I think I'm having the most trouble grasping how the or works in this case.

My first thought was that, well, if I take $6*7 +1 = 43$ items then I ensure that I get at least 8 of some color, right?

And, in that case, I would have at least 7 of all the other colors, so I know that taking 43 items would satisfy the condition.

But can I do that with fewer than 43 items? I haven't been able to find a calculator or something of the sort for these questions, so I'm not sure how to check my work.

Answer 1

The maximum number of items for which all of the OR conditions fail is $$2+3+4+5+6+7=27$$ which can be realized by the selection $$2A,\;\;3B,\;\;4C,\;\;5D,\;\;6E,\;\;7F$$ where the coefficient indicates the multiplicity of the color.

Thus, any selection of $28$ items guarantees that at least one of the OR conditions is satisfied.

Answer 2

The answer is to have $2+3+4+5+6+7+1$.

I think the easiest way is to negate the requirement, so that ORs become ANDs. If none of the 6 conditions in the requirement is fulfilled, then you would have at most $2$ A's, AND at most $3$ B's, ..., AND at most $7$ F's. So you would have in total at most $2+3+4+5+6+7$ items, which is a contradiction.

Having only $2+3+4+5+6+7$ items doesn't work, because you could indeed have exactly $2$ A's, exactly $3$ B's, ..., exactly $7$ F's.

Answer 3

In such problems you should consider the worst case scenario.

The largest number of items of the same color is $8F$. So imagine you select $7F$. Next item you select must not be $F$ again, otherwise the selection process stops and it would not be the worst case.

Next largest number of items is $7E$. So you select at most $6E$.

Using this approach you can select: $$7F+6E+5D+4C+3B+2A=27.$$ without ending the process and being extremely unlucky (i.e. the worst case scenario). Now selection of any extra item of any color will end the process, because one of the colors will be as many as required by OR conditions. Hence the minimum number is $27+1=28$.

Answer 4

A solution to this problem can be visualized using "buckets". Assume that you had buckets for each of the colors, $A$ through $F$. Now to build towards the given condition, let's say you try to exhaustively avoid the condition. In other words, you try to color the items in such a way that when being placed in buckets, none of the counts violate the condition.

Before moving on, take a moment to realize that the condition still holds as long as: $|bucket\,A| \le 2, |bucket\,B| \le 3, |bucket\,C|\le4, \dots, |bucket\,F|\le7$.

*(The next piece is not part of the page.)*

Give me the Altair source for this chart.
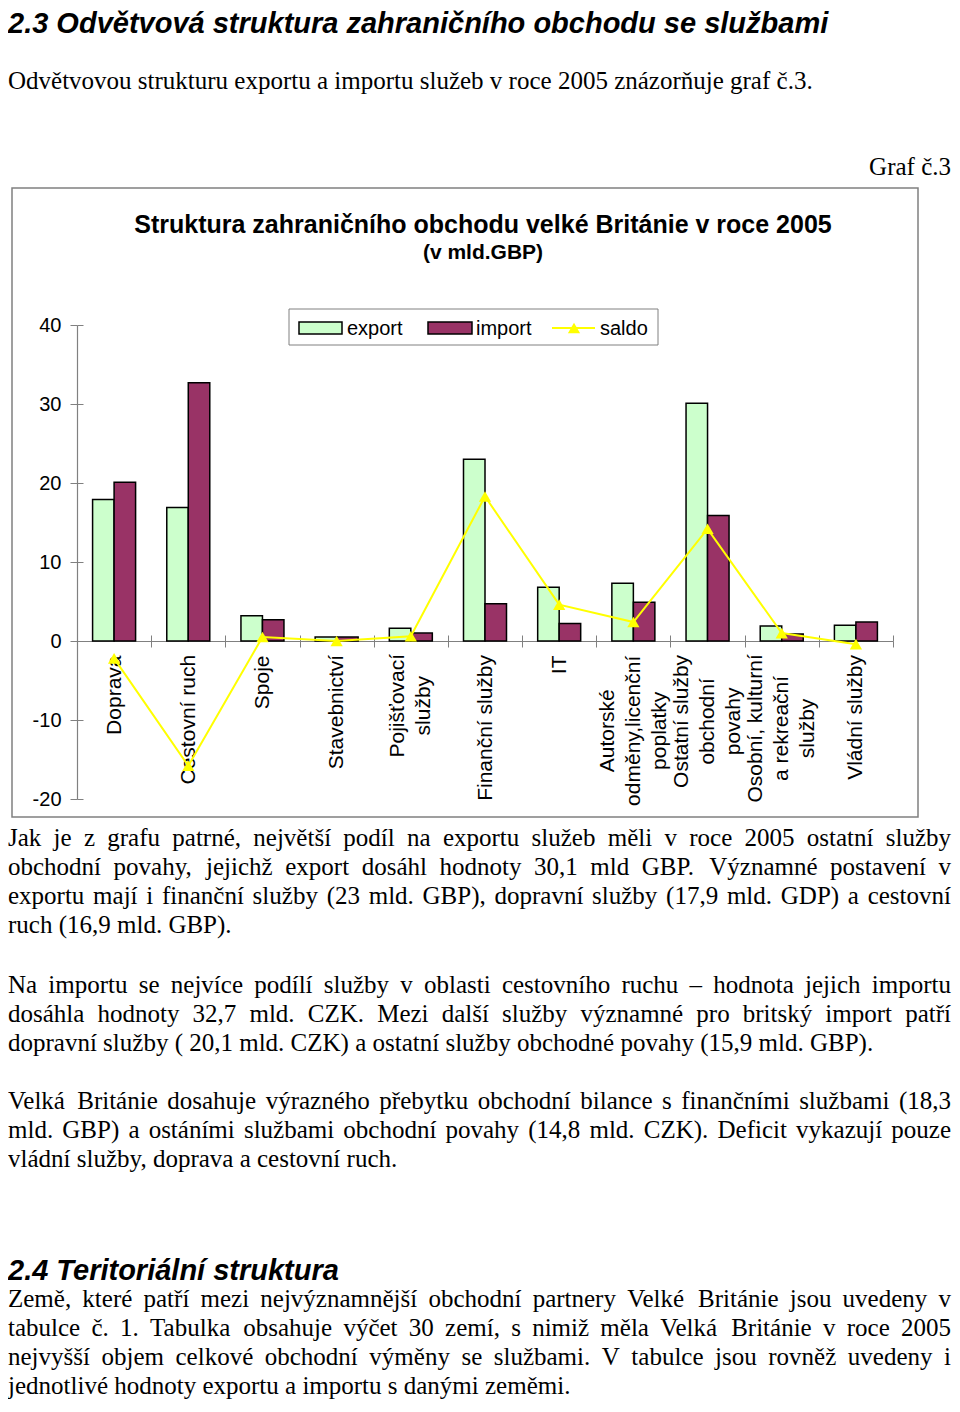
import unicodedata
import altair as alt
import pandas as pd

# ---------------- data ----------------
categories = [
    "Doprava",
    "Cestovní ruch",
    "Spoje",
    "Stavebnictví",
    "Pojišťovací\nslužby",
    "Finanční služby",
    "IT",
    "Autorské\nodměny,licenční\npoplatky",
    "Ostatní služby\nobchodní\npovahy",
    "Osobní, kulturní\na rekreační\nslužby",
    "Vládní služby",
]
export_vals = [17.9, 16.9, 3.2, 0.5, 1.6, 23.0, 6.8, 7.3, 30.1, 1.9, 2.0]
import_vals = [20.1, 32.7, 2.7, 0.5, 1.0, 4.7, 2.2, 4.9, 15.9, 0.9, 2.4]
saldo_vals = [-2.2, -15.8, 0.5, 0.0, 0.6, 18.3, 4.6, 2.4, 14.2, 1.0, -0.4]
series_names = ["export", "import", "saldo"]
series_colors = ["#CCFFCC", "#993366", "#FFFF00"]
y_ticks = [-20, -10, 0, 10, 20, 30, 40]

# ---------------- texts ----------------
heading_1 = "2.3 Odvětvová struktura zahraničního obchodu se službami"
intro_line = ["Odvětvovou strukturu exportu a importu služeb v roce 2005 znázorňuje graf č.3."]
graf_label = "Graf č.3"
chart_title = "Struktura zahraničního obchodu velké Británie v roce 2005"
chart_subtitle = "(v mld.GBP)"
paragraph_1 = [
    "Jak je z grafu patrné, největší podíl na exportu služeb měli v roce 2005 ostatní služby",
    "obchodní povahy, jejichž export dosáhl hodnoty 30,1 mld GBP. Významné postavení v",
    "exportu mají i finanční služby (23 mld. GBP), dopravní služby (17,9 mld. GDP) a cestovní",
    "ruch (16,9 mld. GBP).",
]
paragraph_2 = [
    "Na importu se nejvíce podílí služby v oblasti cestovního ruchu – hodnota jejich importu",
    "dosáhla hodnoty 32,7 mld. CZK. Mezi další služby významné pro britský import patří",
    "dopravní služby ( 20,1 mld. CZK) a ostatní služby obchodné povahy (15,9 mld. GBP).",
]
paragraph_3 = [
    "Velká Británie dosahuje výrazného přebytku obchodní bilance s finančními službami (18,3",
    "mld. GBP) a  ostáními službami obchodní povahy (14,8 mld. CZK). Deficit vykazují pouze",
    "vládní služby, doprava a cestovní ruch.",
]
heading_2 = "2.4 Teritoriální struktura"
paragraph_4 = [
    "Země, které patří mezi nejvýznamnější obchodní partnery Velké Británie jsou uvedeny v",
    "tabulce č. 1. Tabulka obsahuje výčet 30 zemí, s nimiž měla Velká Británie v roce 2005",
    "nejvyšší objem celkové obchodní výměny se službami. V tabulce jsou rovněž uvedeny i",
    "jednotlivé hodnoty exportu a importu s danými zeměmi.",
]

# ---------------- layout ----------------
SANS = "Liberation Sans, Arial, sans-serif"
SERIF = "Liberation Serif, Times New Roman, serif"
ORIGIN_X, ORIGIN_Y = 77, 325       # page position of the plot area
PLOT_W, PLOT_H = 816, 474
SVG_W, SVG_H = 944, 1392
ZERO_FROM_TOP = PLOT_H * 40 / 60
BODY_SIZE, BODY_LH = 25, 29
TEXT_LEFT, TEXT_RIGHT = 8, 951
LABEL_SIZE, LABEL_LH, LABEL_GAP = 21, 26, 8


def X(p):
    return p - ORIGIN_X


def Y(p):
    return p - ORIGIN_Y


# advance widths (1/1000 em): Times (Liberation Serif) and Helvetica (Liberation Sans)
TIMES_W = {
    " ": 250, ",": 250, ".": 250, "(": 333, ")": 333, "–": 500, "-": 333, ":": 278,
    "A": 722, "B": 667, "C": 667, "D": 722, "E": 611, "F": 556, "G": 722, "H": 722,
    "I": 333, "J": 389, "K": 722, "L": 611, "M": 889, "N": 722, "O": 722, "P": 556,
    "Q": 722, "R": 667, "S": 556, "T": 611, "U": 722, "V": 722, "W": 944, "X": 722,
    "Y": 722, "Z": 611,
    "a": 444, "b": 500, "c": 444, "d": 500, "e": 444, "f": 333, "g": 500, "h": 500,
    "i": 278, "j": 278, "k": 500, "l": 278, "m": 778, "n": 500, "o": 500, "p": 500,
    "q": 500, "r": 333, "s": 389, "t": 278, "u": 500, "v": 500, "w": 722, "x": 500,
    "y": 500, "z": 444,
}
HELV_W = {
    " ": 278, ",": 278, ".": 278,
    "A": 667, "B": 667, "C": 722, "D": 722, "E": 667, "F": 611, "G": 778, "H": 722,
    "I": 278, "J": 500, "K": 667, "L": 556, "M": 833, "N": 722, "O": 778, "P": 667,
    "Q": 778, "R": 722, "S": 667, "T": 611, "U": 722, "V": 667, "W": 944, "X": 667,
    "Y": 667, "Z": 611,
    "a": 556, "b": 556, "c": 500, "d": 556, "e": 556, "f": 278, "g": 556, "h": 556,
    "i": 222, "j": 222, "k": 500, "l": 222, "m": 833, "n": 556, "o": 556, "p": 556,
    "q": 556, "r": 333, "s": 500, "t": 278, "u": 556, "v": 500, "w": 722, "x": 500,
    "y": 500, "z": 500,
}


def text_width(s, size, table, default=500):
    total = 0
    for ch in s:
        base = unicodedata.normalize("NFD", ch)[0]
        total += table.get(base, default)
    return total * size / 1000.0


def justified_rows(lines, first_baseline):
    rows = []
    for k, line in enumerate(lines):
        y = Y(first_baseline + k * BODY_LH)
        words = line.split()
        if k == len(lines) - 1 or len(words) < 2:
            rows.append({"t": line, "x": X(TEXT_LEFT), "y": y, "kind": "start"})
            continue
        widths = [text_width(w, BODY_SIZE, TIMES_W) for w in words]
        gap = (TEXT_RIGHT - TEXT_LEFT - sum(widths)) / (len(words) - 1)
        pos = TEXT_LEFT
        for j, (w, ww) in enumerate(zip(words, widths)):
            if j == len(words) - 1:
                rows.append({"t": w, "x": X(TEXT_RIGHT), "y": y, "kind": "end"})
            else:
                rows.append({"t": w, "x": X(pos), "y": y, "kind": "start"})
            pos += ww + gap
    return rows


body_rows = (
    justified_rows(intro_line, 89)
    + justified_rows(paragraph_1, 846)
    + justified_rows(paragraph_2, 993)
    + justified_rows(paragraph_3, 1109)
    + justified_rows(paragraph_4, 1307)
)
body_df = pd.DataFrame(body_rows)

# ---------------- tables ----------------
rows = []
for c, e, i in zip(categories, export_vals, import_vals):
    rows.append({"kategorie": c, "rada": series_names[0], "hodnota": e})
    rows.append({"kategorie": c, "rada": series_names[1], "hodnota": i})
bars_df = pd.DataFrame(rows)
saldo_df = pd.DataFrame(
    {"kategorie": categories, "hodnota": saldo_vals, "poradi": list(range(len(categories)))}
)

blank = alt.Data(values=[{}])


def text_block(lines, x, y, size, font, weight="normal", style="normal", align="left", lh=29):
    return alt.Chart(blank).mark_text(
        text=lines, align=align, baseline="alphabetic", font=font, fontSize=size,
        fontWeight=weight, fontStyle=style, lineHeight=lh, color="black",
    ).encode(x=alt.value(X(x)), y=alt.value(Y(y)))


def box(x1, x2, y1, y2, fill, stroke, sw, fill_opacity=1.0):
    return alt.Chart(blank).mark_rect(
        fill=fill, fillOpacity=fill_opacity, stroke=stroke, strokeWidth=sw
    ).encode(x=alt.value(X(x1)), x2=alt.value(X(x2)), y=alt.value(Y(y1)), y2=alt.value(Y(y2)))


x_scale = alt.Scale(domain=categories, paddingInner=0, paddingOuter=0)
y_scale = alt.Scale(domain=[-20, 40], nice=False, zero=True)

# category labels: lines centred on each other, block starting just below the zero line
n_lines_expr = "length(split(datum.label, '\\n'))"
label_offset = {
    "condition": [
        {"test": n_lines_expr + " == 3", "value": -LABEL_LH},
        {"test": n_lines_expr + " == 2", "value": -LABEL_LH / 2},
    ],
    "value": 0,
}
pad_conditions = []
for c in categories:
    longest = max(text_width(part, LABEL_SIZE, HELV_W, 556) for part in c.split("\n"))
    pad_conditions.append(
        {"test": "datum.label == '" + c.replace("\n", "\\n") + "'",
         "value": round(LABEL_GAP + longest / 2, 1)}
    )
label_padding = {"condition": pad_conditions, "value": LABEL_GAP}

# ---------------- chart marks ----------------
bars = alt.Chart(bars_df).mark_bar(stroke="black", strokeWidth=1.5).encode(
    x=alt.X(
        "kategorie:N", scale=x_scale, sort=categories,
        axis=alt.Axis(
            orient="bottom", offset=-(PLOT_H - ZERO_FROM_TOP), title=None,
            labelAngle=270, labelExpr="split(datum.label, '\\n')",
            labelAlign="center", labelBaseline="middle",
            labelFont=SANS, labelFontSize=LABEL_SIZE, labelLineHeight=LABEL_LH,
            labelColor="black", labelPadding=label_padding, labelLimit=400,
            labelOffset=label_offset, tickSize=6, tickBand="extent",
            tickColor="#808080", domainColor="#808080", domainWidth=1.2,
        ),
    ),
    xOffset=alt.XOffset(
        "rada:N", scale=alt.Scale(domain=series_names[:2], paddingOuter=0.725, paddingInner=0)
    ),
    y=alt.Y(
        "hodnota:Q", scale=y_scale,
        axis=alt.Axis(
            orient="left", values=y_ticks, title=None, grid=False,
            labelExpr="datum.value + ''", labelFont=SANS, labelFontSize=20,
            labelColor="black", labelPadding=9, tickSize=7,
            tickColor="#808080", domainColor="#808080", domainWidth=1.2,
        ),
    ),
    color=alt.Color(
        "rada:N", scale=alt.Scale(domain=series_names[:2], range=series_colors[:2]), legend=None
    ),
)

line = alt.Chart(saldo_df).mark_line(color=series_colors[2], strokeWidth=2).encode(
    x=alt.X(
        "kategorie:N", scale=x_scale, sort=categories,
        axis=alt.Axis(
            orient="top", offset=-ZERO_FROM_TOP, title=None, labels=False, domain=False,
            tickSize=6, tickBand="extent", tickColor="#808080",
        ),
    ),
    y=alt.Y(
        "hodnota:Q", scale=y_scale,
        axis=alt.Axis(
            orient="right", offset=-PLOT_W, values=y_ticks, title=None, labels=False,
            domain=False, grid=False, tickSize=6, tickColor="#808080",
        ),
    ),
    order=alt.Order("poradi:Q"),
)

points = alt.Chart(saldo_df).mark_point(
    shape="triangle-up", filled=True, size=150, color=series_colors[2], opacity=1
).encode(
    x=alt.X("kategorie:N", scale=x_scale, sort=categories, axis=None),
    y=alt.Y("hodnota:Q", scale=y_scale, axis=None),
)

# ---------------- frame, titles, legend ----------------
frame = box(12, 918, 188, 817, "white", "#808080", 1.5, fill_opacity=0)
title = text_block([chart_title], 483, 233, 25, SANS, weight="bold", align="center")
subtitle = text_block([chart_subtitle], 483, 259, 21, SANS, weight="bold", align="center")

legend_frame = box(289, 658, 309, 345, "white", "#808080", 1)
legend_export = box(299, 342, 322, 334, series_colors[0], "black", 1.5)
legend_import = box(428, 472, 322, 334, series_colors[1], "black", 1.5)
legend_saldo_line = alt.Chart(blank).mark_rule(color=series_colors[2], strokeWidth=2).encode(
    x=alt.value(X(552)), x2=alt.value(X(595)), y=alt.value(Y(328))
)
legend_saldo_pt = alt.Chart(blank).mark_point(
    shape="triangle-up", filled=True, size=150, color=series_colors[2], opacity=1
).encode(x=alt.value(X(574)), y=alt.value(Y(328)))
legend_t1 = text_block([series_names[0]], 347, 335, 20, SANS)
legend_t2 = text_block([series_names[1]], 476, 335, 20, SANS)
legend_t3 = text_block([series_names[2]], 600, 335, 20, SANS)

# ---------------- page text ----------------
h1 = text_block([heading_1], 8, 33, 29, SANS, weight="bold", style="italic")
graf = text_block([graf_label], 951, 175, 25, SERIF, align="right")
h2 = text_block([heading_2], 8, 1280, 29, SANS, weight="bold", style="italic")


def body_layer(kind, align):
    return alt.Chart(body_df).transform_filter(
        alt.datum.kind == kind
    ).mark_text(
        align=align, baseline="alphabetic", font=SERIF, fontSize=BODY_SIZE, color="black"
    ).encode(
        x=alt.X("x:Q", scale=None, axis=None),
        y=alt.Y("y:Q", scale=None, axis=None),
        text="t:N",
    )


body_left = body_layer("start", "left")
body_right = body_layer("end", "right")

chart = alt.layer(
    frame, title, subtitle,
    legend_frame, legend_export, legend_import, legend_saldo_line, legend_saldo_pt,
    legend_t1, legend_t2, legend_t3,
    h1, graf, h2, body_left, body_right,
    bars, line, points,
).resolve_axis(
    x="independent", y="independent"
).properties(
    width=PLOT_W,
    height=PLOT_H,
    autosize=alt.AutoSizeParams(type="none"),
    padding={"left": ORIGIN_X - 8, "top": ORIGIN_Y - 8,
             "right": SVG_W - (ORIGIN_X - 8) - PLOT_W,
             "bottom": SVG_H - (ORIGIN_Y - 8) - PLOT_H},
).configure_view(strokeWidth=0)

chart.save("out.html", embed_options={"renderer": "svg", "actions": False})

Now, you try to maximize the number of items that you could place in color-related buckets while keeping the condition valid. You color 2 items in color $A$, 3 in $B$, and so on. Then you get $2+3+4+5+6+7 = 27$ items in all (this particular fact has been pointed out in one or two answers above). Now try to add as few as just one more item: what do you color it using? If you color it in color $A$, we have $|A|\not\le2$, since $|A|=3$. Similarly, for any of the other buckets, we violate the holding condition.

So indeed, 27 is the minimum. But I hope this answer helps you visualize why instead of just formulaically computing it.